**Data**
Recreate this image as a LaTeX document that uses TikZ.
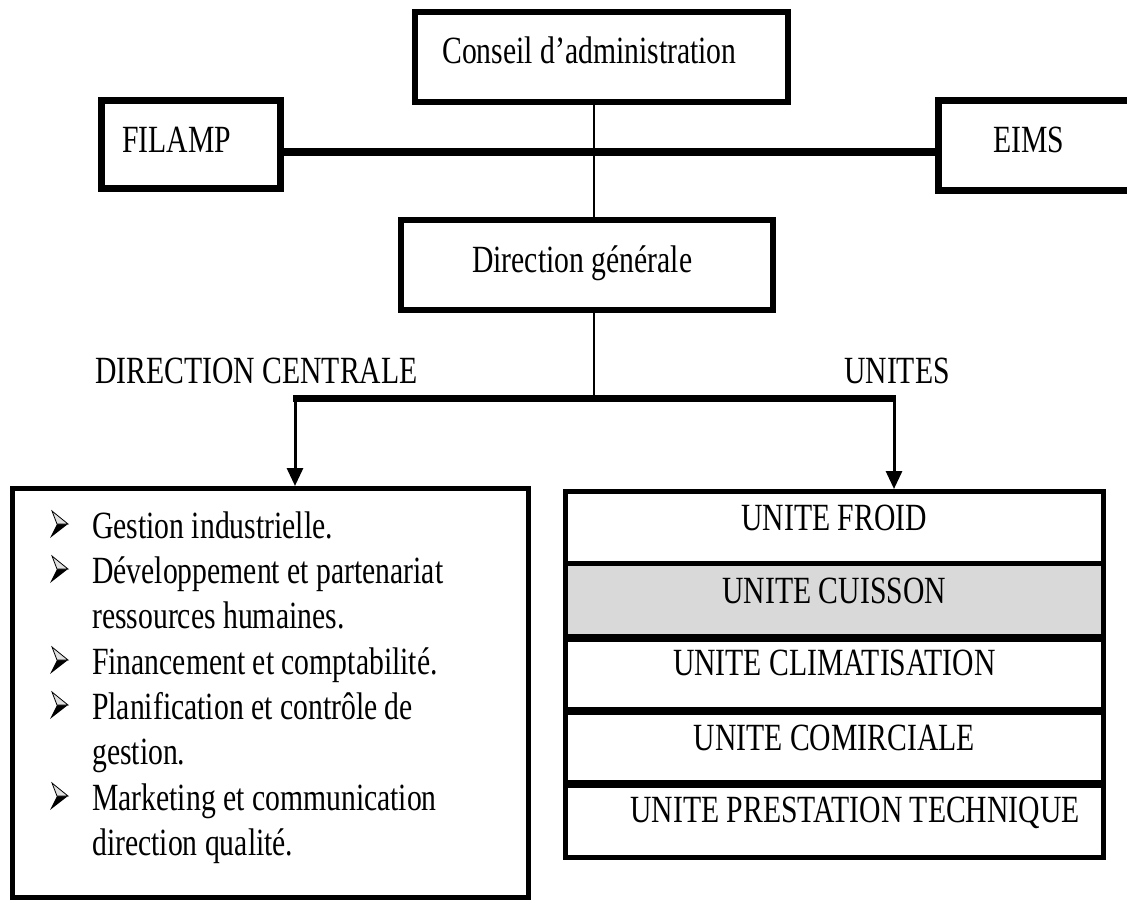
\documentclass[tikz,border=0pt]{standalone}
\usepackage{fontspec}
\setmainfont{Liberation Serif}[FakeStretch=0.771]
\usetikzlibrary{arrows.meta}
\definecolor{rowgrey}{RGB}{217,217,217}

\begin{document}
\begin{tikzpicture}[x=1pt,y=-1pt,
  box/.style={draw, line width=6pt, inner sep=0pt},
  unitrow/.style={inner sep=0pt, minimum width=538.5pt},
  lbl/.style={font=\fontsize{38.5}{45.3}\selectfont, inner sep=0pt, anchor=base west},
  ulbl/.style={lbl, anchor=base},
  thinline/.style={line width=1.5pt},
  barline/.style={line width=7pt},
  downarrow/.style={line width=3pt, -{Triangle[length=18pt,width=16pt]}},
  pics/dart/.style={code={
    \fill[black] (0,0) -- (-11,0) -- (-18,14) -- cycle;
    \filldraw[fill=black!12, draw=black, line width=0.8pt, line join=miter]
      (0,0) -- (-16,-13) -- (-11,0) -- cycle;
  }}
]
\useasboundingbox (0,0) rectangle (1127,900);
\fill[white] (0,0) rectangle (1127,900);
\clip (0,0) rectangle (1127,900);

% top level boxes
\node[box, minimum width=373pt, minimum height=89.5pt] (ca) at (601.5,56.75) {};
\node[box, line width=7pt, minimum width=179pt, minimum height=88pt] (filamp) at (191,144.5) {};
\node[box, line width=7pt, minimum width=222pt, minimum height=90pt] (eims) at (1049,145) {};
\node[box, minimum width=372.5pt, minimum height=89.5pt] (dg) at (586.75,264.75) {};

% central directorate list box
\node[box, line width=5pt, minimum width=515.5pt, minimum height=408.5pt] (dc) at (270.25,692.75) {};

% stack of units
\node[unitrow, minimum height=72pt] (u1) at (834.25,527.5) {};
\node[unitrow, minimum height=74pt, fill=rowgrey] (u2) at (834.25,600.5) {};
\node[unitrow, minimum height=73pt] (u3) at (834.25,674) {};
\node[unitrow, minimum height=73.5pt] (u4) at (834.25,747.25) {};
\node[unitrow, minimum height=73pt] (u5) at (834.25,820.5) {};
\node[box, line width=5pt, minimum width=538.5pt, minimum height=365.5pt] (units) at (834.25,674.25) {};
\draw[line width=5pt] (u1.south west) -- (u1.south east);
\draw[line width=8pt] (u2.south west) -- (u2.south east);
\draw[line width=8pt] (u3.south west) -- (u3.south east);
\draw[line width=8pt] (u4.south west) -- (u4.south east);

% labels
\node[lbl] (tca) at (442,63) {Conseil d’administration};
\node[lbl] (tfil) at (122,152) {FILAMP};
\node[lbl] (teims) at (993,152) {EIMS};
\node[lbl] (tdg) at (472,272) {Direction générale};
\node[lbl] (tdc) at (95,383) {DIRECTION CENTRALE};
\node[lbl] (tun) at (844,383) {UNITES};

\node[ulbl] (t1) at (834.25,530) {UNITE FROID};
\node[ulbl] (t2) at (834.25,603) {UNITE CUISSON};
\node[ulbl] (t3) at (834.25,675) {UNITE CLIMATISATION};
\node[ulbl] (t4) at (834.25,750) {UNITE COMIRCIALE};
\node[ulbl] (t5) at (855,822) {UNITE PRESTATION TECHNIQUE};

% bulleted list
\node[lbl] (l1) at (92,538) {Gestion industrielle.};
\node[lbl] (l2) at (92,583) {Développement et partenariat};
\node[lbl] (l3) at (92,628) {ressources humaines.};
\node[lbl] (l4) at (92,674) {Financement et comptabilité.};
\node[lbl] (l5) at (92,719) {Planification et contrôle de};
\node[lbl] (l6) at (92,764) {gestion.};
\node[lbl] (l7) at (92,810) {Marketing et communication};
\node[lbl] (l8) at (92,855) {direction qualité.};
\pic at (68,524) {dart};
\pic at (68,569) {dart};
\pic at (68,660) {dart};
\pic at (68,705) {dart};
\pic at (68,796) {dart};

% connectors
\coordinate (spine) at (594,398.5);
\coordinate (link) at (600,152);
\coordinate (armL) at (295,398.5);
\coordinate (armR) at (894,398.5);
\draw[thinline] (spine |- ca.south) -- (spine |- dg.north);
\draw[thinline] (spine |- dg.south) -- (spine);
\draw[line width=8pt] (filamp.east |- link) -- (eims.west |- link);
\draw[barline] ([xshift=-2pt]armL) -- ([xshift=2pt]armR);
\draw[downarrow] (armL) -- (armL |- dc.north);
\draw[downarrow] (armR) -- (armR |- units.north);
\end{tikzpicture}
\end{document}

**Exercise instructions**
Output a faithful copy of the data, with each picture left out.

**Written solution**
Recreate this image as a LaTeX document that uses TikZ.
\documentclass[tikz,border=0pt]{standalone}
\usepackage{fontspec}
\setmainfont{Liberation Serif}[FakeStretch=0.771]
\usetikzlibrary{arrows.meta}
\definecolor{rowgrey}{RGB}{217,217,217}

\begin{document}
\begin{tikzpicture}[x=1pt,y=-1pt,
  box/.style={draw, line width=6pt, inner sep=0pt},
  unitrow/.style={inner sep=0pt, minimum width=538.5pt},
  lbl/.style={font=\fontsize{38.5}{45.3}\selectfont, inner sep=0pt, anchor=base west},
  ulbl/.style={lbl, anchor=base},
  thinline/.style={line width=1.5pt},
  barline/.style={line width=7pt},
  downarrow/.style={line width=3pt, -{Triangle[length=18pt,width=16pt]}},
  pics/dart/.style={code={
    \fill[black] (0,0) -- (-11,0) -- (-18,14) -- cycle;
    \filldraw[fill=black!12, draw=black, line width=0.8pt, line join=miter]
      (0,0) -- (-16,-13) -- (-11,0) -- cycle;
  }}
]
\useasboundingbox (0,0) rectangle (1127,900);
\fill[white] (0,0) rectangle (1127,900);
\clip (0,0) rectangle (1127,900);

% top level boxes
\node[box, minimum width=373pt, minimum height=89.5pt] (ca) at (601.5,56.75) {};
\node[box, line width=7pt, minimum width=179pt, minimum height=88pt] (filamp) at (191,144.5) {};
\node[box, line width=7pt, minimum width=222pt, minimum height=90pt] (eims) at (1049,145) {};
\node[box, minimum width=372.5pt, minimum height=89.5pt] (dg) at (586.75,264.75) {};

% central directorate list box
\node[box, line width=5pt, minimum width=515.5pt, minimum height=408.5pt] (dc) at (270.25,692.75) {};

% stack of units
\node[unitrow, minimum height=72pt] (u1) at (834.25,527.5) {};
\node[unitrow, minimum height=74pt, fill=rowgrey] (u2) at (834.25,600.5) {};
\node[unitrow, minimum height=73pt] (u3) at (834.25,674) {};
\node[unitrow, minimum height=73.5pt] (u4) at (834.25,747.25) {};
\node[unitrow, minimum height=73pt] (u5) at (834.25,820.5) {};
\node[box, line width=5pt, minimum width=538.5pt, minimum height=365.5pt] (units) at (834.25,674.25) {};
\draw[line width=5pt] (u1.south west) -- (u1.south east);
\draw[line width=8pt] (u2.south west) -- (u2.south east);
\draw[line width=8pt] (u3.south west) -- (u3.south east);
\draw[line width=8pt] (u4.south west) -- (u4.south east);

% labels
\node[lbl] (tca) at (442,63) {Conseil d’administration};
\node[lbl] (tfil) at (122,152) {FILAMP};
\node[lbl] (teims) at (993,152) {EIMS};
\node[lbl] (tdg) at (472,272) {Direction générale};
\node[lbl] (tdc) at (95,383) {DIRECTION CENTRALE};
\node[lbl] (tun) at (844,383) {UNITES};

\node[ulbl] (t1) at (834.25,530) {UNITE FROID};
\node[ulbl] (t2) at (834.25,603) {UNITE CUISSON};
\node[ulbl] (t3) at (834.25,675) {UNITE CLIMATISATION};
\node[ulbl] (t4) at (834.25,750) {UNITE COMIRCIALE};
\node[ulbl] (t5) at (855,822) {UNITE PRESTATION TECHNIQUE};

% bulleted list
\node[lbl] (l1) at (92,538) {Gestion industrielle.};
\node[lbl] (l2) at (92,583) {Développement et partenariat};
\node[lbl] (l3) at (92,628) {ressources humaines.};
\node[lbl] (l4) at (92,674) {Financement et comptabilité.};
\node[lbl] (l5) at (92,719) {Planification et contrôle de};
\node[lbl] (l6) at (92,764) {gestion.};
\node[lbl] (l7) at (92,810) {Marketing et communication};
\node[lbl] (l8) at (92,855) {direction qualité.};
\pic at (68,524) {dart};
\pic at (68,569) {dart};
\pic at (68,660) {dart};
\pic at (68,705) {dart};
\pic at (68,796) {dart};

% connectors
\coordinate (spine) at (594,398.5);
\coordinate (link) at (600,152);
\coordinate (armL) at (295,398.5);
\coordinate (armR) at (894,398.5);
\draw[thinline] (spine |- ca.south) -- (spine |- dg.north);
\draw[thinline] (spine |- dg.south) -- (spine);
\draw[line width=8pt] (filamp.east |- link) -- (eims.west |- link);
\draw[barline] ([xshift=-2pt]armL) -- ([xshift=2pt]armR);
\draw[downarrow] (armL) -- (armL |- dc.north);
\draw[downarrow] (armR) -- (armR |- units.north);
\end{tikzpicture}
\end{document}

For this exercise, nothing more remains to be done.